Entries with chart source code:
----

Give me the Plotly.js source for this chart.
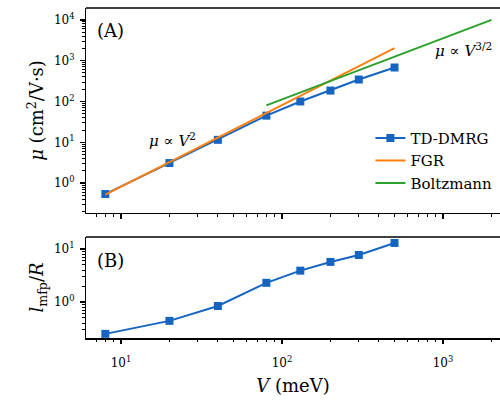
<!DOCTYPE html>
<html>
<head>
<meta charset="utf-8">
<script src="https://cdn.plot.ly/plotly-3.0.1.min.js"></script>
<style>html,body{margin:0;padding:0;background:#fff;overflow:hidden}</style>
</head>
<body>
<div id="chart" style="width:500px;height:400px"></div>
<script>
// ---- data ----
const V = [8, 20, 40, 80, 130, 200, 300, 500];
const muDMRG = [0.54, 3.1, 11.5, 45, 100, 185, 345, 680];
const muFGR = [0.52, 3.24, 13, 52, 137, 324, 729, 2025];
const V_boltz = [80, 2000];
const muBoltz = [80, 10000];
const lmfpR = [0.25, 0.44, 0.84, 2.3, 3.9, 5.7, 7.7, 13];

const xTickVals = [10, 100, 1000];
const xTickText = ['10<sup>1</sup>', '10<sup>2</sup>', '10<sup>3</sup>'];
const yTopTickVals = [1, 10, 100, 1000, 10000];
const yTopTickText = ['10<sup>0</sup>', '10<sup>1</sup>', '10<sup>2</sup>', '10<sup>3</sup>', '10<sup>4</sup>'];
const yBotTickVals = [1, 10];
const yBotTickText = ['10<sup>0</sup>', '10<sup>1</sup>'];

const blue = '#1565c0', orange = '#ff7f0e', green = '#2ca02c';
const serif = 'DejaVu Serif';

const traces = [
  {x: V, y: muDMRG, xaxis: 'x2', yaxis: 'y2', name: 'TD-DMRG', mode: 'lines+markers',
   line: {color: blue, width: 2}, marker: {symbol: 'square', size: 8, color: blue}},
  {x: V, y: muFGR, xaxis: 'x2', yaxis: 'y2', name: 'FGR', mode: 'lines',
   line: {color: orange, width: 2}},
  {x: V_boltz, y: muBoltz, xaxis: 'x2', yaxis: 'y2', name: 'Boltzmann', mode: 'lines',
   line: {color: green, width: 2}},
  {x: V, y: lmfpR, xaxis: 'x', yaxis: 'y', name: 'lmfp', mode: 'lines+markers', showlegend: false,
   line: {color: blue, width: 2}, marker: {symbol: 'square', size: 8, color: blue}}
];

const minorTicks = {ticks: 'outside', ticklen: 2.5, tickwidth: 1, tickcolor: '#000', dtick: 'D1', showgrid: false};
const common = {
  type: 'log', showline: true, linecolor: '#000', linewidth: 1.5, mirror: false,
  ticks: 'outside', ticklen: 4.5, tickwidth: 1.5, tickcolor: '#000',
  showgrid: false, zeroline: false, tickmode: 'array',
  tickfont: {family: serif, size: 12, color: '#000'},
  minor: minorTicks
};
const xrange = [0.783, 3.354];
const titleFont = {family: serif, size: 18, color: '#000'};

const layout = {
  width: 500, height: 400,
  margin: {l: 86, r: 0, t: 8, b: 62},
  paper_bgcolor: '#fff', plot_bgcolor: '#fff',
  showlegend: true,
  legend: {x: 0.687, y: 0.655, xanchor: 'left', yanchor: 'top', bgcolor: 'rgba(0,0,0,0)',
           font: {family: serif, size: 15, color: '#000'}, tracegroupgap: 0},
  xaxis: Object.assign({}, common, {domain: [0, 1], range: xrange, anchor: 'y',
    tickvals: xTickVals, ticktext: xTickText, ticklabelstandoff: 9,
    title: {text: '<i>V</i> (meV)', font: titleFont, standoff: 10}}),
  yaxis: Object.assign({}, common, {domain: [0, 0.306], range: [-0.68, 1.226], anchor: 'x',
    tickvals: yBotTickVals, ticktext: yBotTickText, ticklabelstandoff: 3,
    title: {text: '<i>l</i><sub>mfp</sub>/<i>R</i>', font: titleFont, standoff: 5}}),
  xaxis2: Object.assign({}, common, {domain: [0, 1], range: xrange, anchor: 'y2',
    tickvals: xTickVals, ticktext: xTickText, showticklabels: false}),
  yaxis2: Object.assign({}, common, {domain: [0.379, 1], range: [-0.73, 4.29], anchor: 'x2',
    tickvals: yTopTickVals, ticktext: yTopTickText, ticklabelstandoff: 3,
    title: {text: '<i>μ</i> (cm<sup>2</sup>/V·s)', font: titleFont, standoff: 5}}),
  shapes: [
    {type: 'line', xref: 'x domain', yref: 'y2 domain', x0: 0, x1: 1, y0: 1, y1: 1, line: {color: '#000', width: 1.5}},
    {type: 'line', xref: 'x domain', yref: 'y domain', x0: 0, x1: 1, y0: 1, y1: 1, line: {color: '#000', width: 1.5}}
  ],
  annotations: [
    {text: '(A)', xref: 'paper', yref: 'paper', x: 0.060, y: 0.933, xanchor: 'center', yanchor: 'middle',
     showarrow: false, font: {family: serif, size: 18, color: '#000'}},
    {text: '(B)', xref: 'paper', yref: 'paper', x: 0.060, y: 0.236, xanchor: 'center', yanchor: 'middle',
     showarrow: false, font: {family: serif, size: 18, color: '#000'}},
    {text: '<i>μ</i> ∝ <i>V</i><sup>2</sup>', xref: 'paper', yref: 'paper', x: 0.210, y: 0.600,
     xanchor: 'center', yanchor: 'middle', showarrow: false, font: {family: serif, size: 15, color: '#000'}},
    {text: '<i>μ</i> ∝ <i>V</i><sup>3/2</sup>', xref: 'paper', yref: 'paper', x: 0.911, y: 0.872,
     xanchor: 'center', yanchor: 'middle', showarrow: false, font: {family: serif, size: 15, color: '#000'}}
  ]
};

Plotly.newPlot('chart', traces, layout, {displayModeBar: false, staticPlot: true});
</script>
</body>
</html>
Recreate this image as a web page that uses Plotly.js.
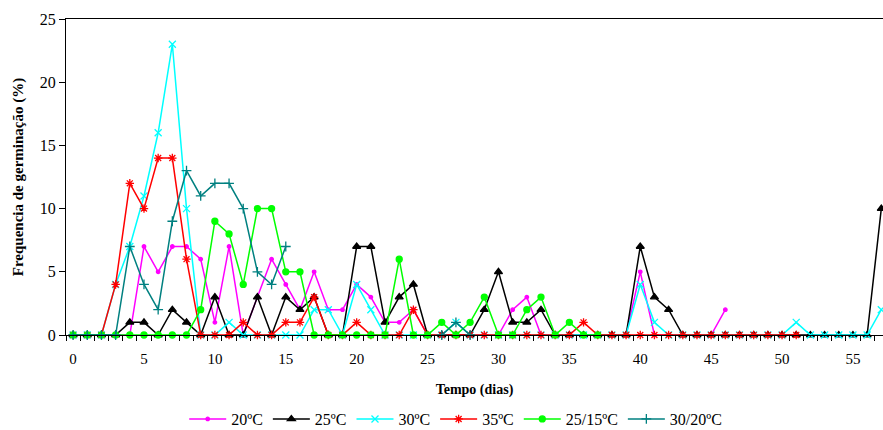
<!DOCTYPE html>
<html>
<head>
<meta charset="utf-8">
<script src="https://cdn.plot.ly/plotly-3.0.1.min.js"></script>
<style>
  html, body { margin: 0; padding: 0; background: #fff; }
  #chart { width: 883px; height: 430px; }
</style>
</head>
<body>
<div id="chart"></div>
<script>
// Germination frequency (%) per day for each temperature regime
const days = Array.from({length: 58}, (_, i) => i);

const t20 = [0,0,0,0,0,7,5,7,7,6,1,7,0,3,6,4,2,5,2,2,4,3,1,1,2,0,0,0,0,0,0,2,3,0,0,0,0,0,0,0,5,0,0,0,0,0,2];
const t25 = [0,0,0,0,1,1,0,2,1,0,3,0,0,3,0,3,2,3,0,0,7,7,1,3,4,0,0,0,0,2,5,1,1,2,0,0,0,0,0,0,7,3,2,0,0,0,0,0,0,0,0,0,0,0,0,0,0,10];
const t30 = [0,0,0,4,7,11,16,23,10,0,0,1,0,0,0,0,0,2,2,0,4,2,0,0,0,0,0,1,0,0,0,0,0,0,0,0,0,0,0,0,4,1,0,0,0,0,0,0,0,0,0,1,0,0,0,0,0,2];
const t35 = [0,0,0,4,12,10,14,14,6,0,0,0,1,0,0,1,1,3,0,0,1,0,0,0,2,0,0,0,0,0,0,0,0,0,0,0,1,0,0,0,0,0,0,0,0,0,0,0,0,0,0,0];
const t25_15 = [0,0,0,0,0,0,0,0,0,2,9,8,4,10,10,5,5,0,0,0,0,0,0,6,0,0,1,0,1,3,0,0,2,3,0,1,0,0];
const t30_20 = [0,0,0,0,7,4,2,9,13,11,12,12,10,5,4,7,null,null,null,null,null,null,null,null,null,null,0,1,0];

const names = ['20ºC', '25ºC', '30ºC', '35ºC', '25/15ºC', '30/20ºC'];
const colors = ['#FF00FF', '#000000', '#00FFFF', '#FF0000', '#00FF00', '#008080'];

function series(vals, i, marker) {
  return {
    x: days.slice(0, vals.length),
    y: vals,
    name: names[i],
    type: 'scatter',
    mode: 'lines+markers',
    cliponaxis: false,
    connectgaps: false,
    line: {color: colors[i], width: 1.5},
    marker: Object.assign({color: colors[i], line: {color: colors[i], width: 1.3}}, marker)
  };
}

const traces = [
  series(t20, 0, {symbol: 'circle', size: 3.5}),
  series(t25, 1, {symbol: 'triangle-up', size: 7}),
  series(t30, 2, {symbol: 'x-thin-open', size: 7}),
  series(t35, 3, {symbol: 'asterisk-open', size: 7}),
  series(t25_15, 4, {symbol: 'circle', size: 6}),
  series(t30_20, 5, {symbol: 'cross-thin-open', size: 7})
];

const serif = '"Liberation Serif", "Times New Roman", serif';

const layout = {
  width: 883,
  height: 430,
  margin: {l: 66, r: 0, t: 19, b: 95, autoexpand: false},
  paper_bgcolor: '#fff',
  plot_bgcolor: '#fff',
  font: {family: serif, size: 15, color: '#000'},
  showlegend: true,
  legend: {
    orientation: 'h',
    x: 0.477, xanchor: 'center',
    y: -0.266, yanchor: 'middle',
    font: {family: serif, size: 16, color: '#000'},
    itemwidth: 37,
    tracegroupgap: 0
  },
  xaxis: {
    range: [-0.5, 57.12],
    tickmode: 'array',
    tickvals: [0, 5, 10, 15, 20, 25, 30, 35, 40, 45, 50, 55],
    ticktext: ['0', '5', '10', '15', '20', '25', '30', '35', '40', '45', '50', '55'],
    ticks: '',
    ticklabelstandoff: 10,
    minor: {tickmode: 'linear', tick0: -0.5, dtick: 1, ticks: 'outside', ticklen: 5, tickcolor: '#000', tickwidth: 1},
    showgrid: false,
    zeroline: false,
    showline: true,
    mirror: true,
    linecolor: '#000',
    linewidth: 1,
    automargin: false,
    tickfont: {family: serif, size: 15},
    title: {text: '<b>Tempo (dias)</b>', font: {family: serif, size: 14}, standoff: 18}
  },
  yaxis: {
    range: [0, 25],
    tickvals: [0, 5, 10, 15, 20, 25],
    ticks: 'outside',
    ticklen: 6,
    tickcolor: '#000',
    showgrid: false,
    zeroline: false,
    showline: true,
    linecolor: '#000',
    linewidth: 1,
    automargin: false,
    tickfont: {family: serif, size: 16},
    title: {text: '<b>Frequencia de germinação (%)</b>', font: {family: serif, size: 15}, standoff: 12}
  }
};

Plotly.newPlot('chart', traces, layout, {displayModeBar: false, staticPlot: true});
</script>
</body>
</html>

----

Identify and list each line with the word "this".

## Exercise answer
Give me the Plotly.js source for this chart.
Recreate this image as a web page that uses Plotly.js.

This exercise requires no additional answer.